Rethinking the Spatial Inconsistency in Classifier-Free Diffusion Guidance
Authors: Dazhong Shen, Guanglu Song, Zeyue Xue, Fu-Yun Wang, Yu Liu
What
This paper introduces Semantic-aware Classifier-Free Guidance (S-CFG), a novel approach for enhancing text-to-image diffusion models by dynamically adjusting guidance degrees for different semantic regions within an image during the denoising process.
Why
The paper addresses the limitations of the conventional global CFG scale, which often leads to spatial inconsistencies in image quality and varying semantic strengths. By customizing guidance for different semantic units, S-CFG aims to improve the overall image quality and better align the generation with text prompts.
How
The authors propose a two-step method: 1) Segmenting the latent image into semantic regions using a training-free method based on cross-attention and self-attention maps from the U-net backbone. 2) Adaptively adjusting CFG scales for each region to unify the classifier score norm, thereby balancing the amplification of various semantic units.
Result
Experiments on different diffusion models (Stable Diffusion v1.5/v2.1, DeepFloyd IF) demonstrate that S-CFG consistently outperforms the original CFG method in terms of FID-30K and CLIP Score.
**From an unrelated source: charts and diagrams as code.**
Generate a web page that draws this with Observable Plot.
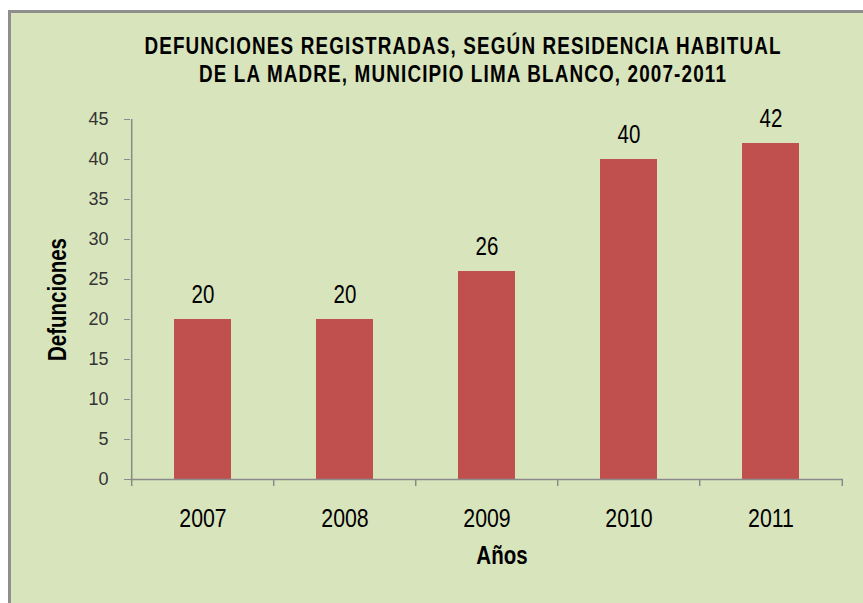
<!DOCTYPE html>
<html>
<head>
<meta charset="utf-8">
<script src="https://cdn.jsdelivr.net/npm/d3@7"></script>
<script src="https://cdn.jsdelivr.net/npm/@observablehq/plot@0.6"></script>
<style>
  html, body { margin: 0; padding: 0; background: #ffffff; }
  #wrap { position: relative; width: 863px; height: 603px; overflow: hidden; background: #ffffff; }
  #frame { position: absolute; left: 8px; top: 10px; width: 900px; height: 700px;
           background: #d8e4bc; border: 3px solid #8e8e8e; box-sizing: border-box; }
  #title { position: absolute; left: 0; top: 32px; width: 926px; text-align: center;
           font-family: "Liberation Sans", Arial, sans-serif;
           font-weight: bold; font-size: 23px; line-height: 28px; color: #000;
           letter-spacing: 1.4px;
           transform: scaleX(0.82); transform-origin: 463px 0; }
  #chart { position: absolute; left: 0; top: 95px; }
</style>
</head>
<body>
<div id="wrap">
  <div id="frame"></div>
  <div id="title">DEFUNCIONES REGISTRADAS, SEGÚN RESIDENCIA HABITUAL<br>DE LA MADRE, MUNICIPIO LIMA BLANCO, 2007-2011</div>
  <div id="chart"></div>
</div>
<script>
const years = ["2007", "2008", "2009", "2010", "2011"];
const deaths = [20, 20, 26, 40, 42];
const yTicks = [0, 5, 10, 15, 20, 25, 30, 35, 40, 45];
const yLabel = "Defunciones";
const xLabel = "Años";

const data = years.map((y, i) => ({year: y, value: deaths[i]}));

const W = 863, H = 508, ML = 130, MR = 20, MT = 24, MB = 124;
const step = (W - ML - MR) / years.length;
const axisGray = "#8a8a8a";

const chart = Plot.plot({
  width: W,
  height: H,
  marginLeft: ML,
  marginRight: MR,
  marginTop: MT,
  marginBottom: MB,
  style: {background: "transparent", fontFamily: "'Liberation Sans', Arial, sans-serif"},
  x: {domain: years, paddingInner: 0.6, paddingOuter: 0.3, axis: null},
  y: {domain: [0, 45], axis: null},
  marks: [
    Plot.barY(data, {x: "year", y: "value", fill: "#c0504d"}),
    Plot.ruleY([0], {stroke: axisGray, strokeWidth: 1.5}),
    Plot.ruleX([years[0]], {y1: 0, y2: 45, dx: -step / 2, stroke: axisGray, strokeWidth: 1.5}),
    Plot.ruleX(years, {x: d => d, y1: 0, y2: 0, insetBottom: -7, dx: -step / 2, stroke: axisGray, strokeWidth: 1.5}),
    Plot.ruleX([years[years.length - 1]], {y1: 0, y2: 0, insetBottom: -7, dx: step / 2, stroke: axisGray, strokeWidth: 1.5}),
    Plot.axisY({ticks: yTicks, tickSize: 6, tickPadding: 16, fontSize: 18, stroke: axisGray, fill: "#333", label: null}),
    Plot.axisX({tickSize: 0, tickPadding: 29, fontSize: 26, fill: "#000", label: null}),
    Plot.text(data, {x: "year", y: "value", text: d => String(d.value), dy: -25, fontSize: 25, fill: "#000"}),
    Plot.text([yLabel], {frameAnchor: "left", textAnchor: "middle", lineAnchor: "middle", rotate: -90, dx: -73, fontSize: 25, fontWeight: "bold", fill: "#000"}),
    Plot.text([xLabel], {frameAnchor: "bottom", textAnchor: "middle", lineAnchor: "middle", dx: 15, dy: 76, fontSize: 25, fontWeight: "bold", fill: "#000"})
  ]
});

// Emulate a narrow (condensed) face: squeeze glyphs horizontally around each text's anchor,
// for every text except the y-axis tick labels (which use the regular width face).
chart.querySelectorAll("text").forEach(t => {
  const g = t.closest("g[aria-label]");
  if (g && g.getAttribute("aria-label") === "y-axis tick label") return;
  const tr = t.getAttribute("transform") || "";
  t.setAttribute("transform", tr + " scale(0.82,1)");
});

document.getElementById("chart").appendChild(chart);
</script>
</body>
</html>
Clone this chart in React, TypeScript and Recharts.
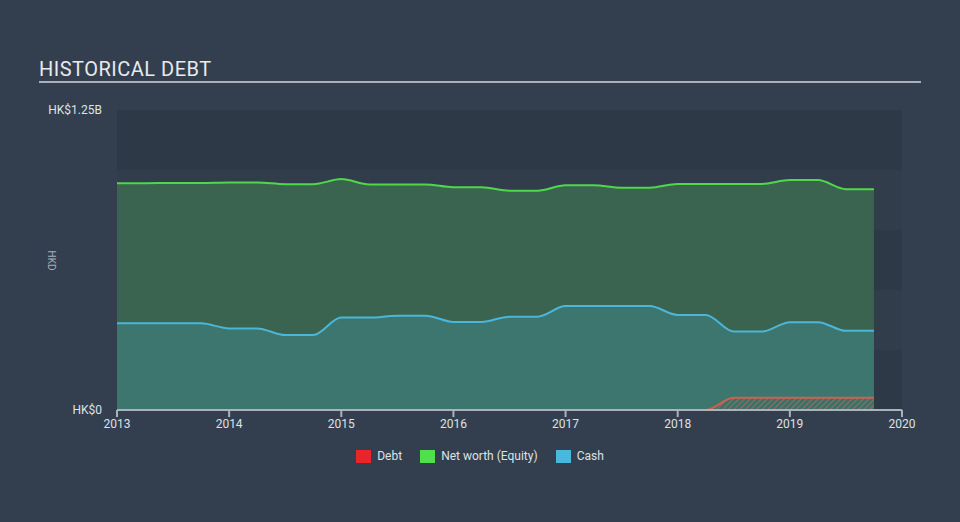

Qualitative results showcase notable improvements in semantic expressiveness, entity portrayal, and fine-grained details. Ablation studies highlight the effectiveness of key components like self-attention-based segmentation completion and foreground region benchmarking.
LF
The paper acknowledges that the assumption of independence among semantic units might not always hold true. Future work could explore more sophisticated methods for modeling interdependencies between regions. Further investigation into the impact of different benchmark regions and the generalizability of S-CFG to other diffusion models and downstream tasks is also suggested.
Abstract
Classifier-Free Guidance (CFG) has been widely used in text-to-image diffusion models, where the CFG scale is introduced to control the strength of text guidance on the whole image space. However, we argue that a global CFG scale results in spatial inconsistency on varying semantic strengths and suboptimal image quality. To address this problem, we present a novel approach, Semantic-aware Classifier-Free Guidance (S-CFG), to customize the guidance degrees for different semantic units in text-to-image diffusion models. Specifically, we first design a training-free semantic segmentation method to partition the latent image into relatively independent semantic regions at each denoising step. In particular, the cross-attention map in the denoising U-net backbone is renormalized for assigning each patch to the corresponding token, while the self-attention map is used to complete the semantic regions. Then, to balance the amplification of diverse semantic units, we adaptively adjust the CFG scales across different semantic regions to rescale the text guidance degrees into a uniform level. Finally, extensive experiments demonstrate the superiority of S-CFG over the original CFG strategy on various text-to-image diffusion models, without requiring any extra training cost. our codes are available at https://github.com/SmilesDZgk/S-CFG.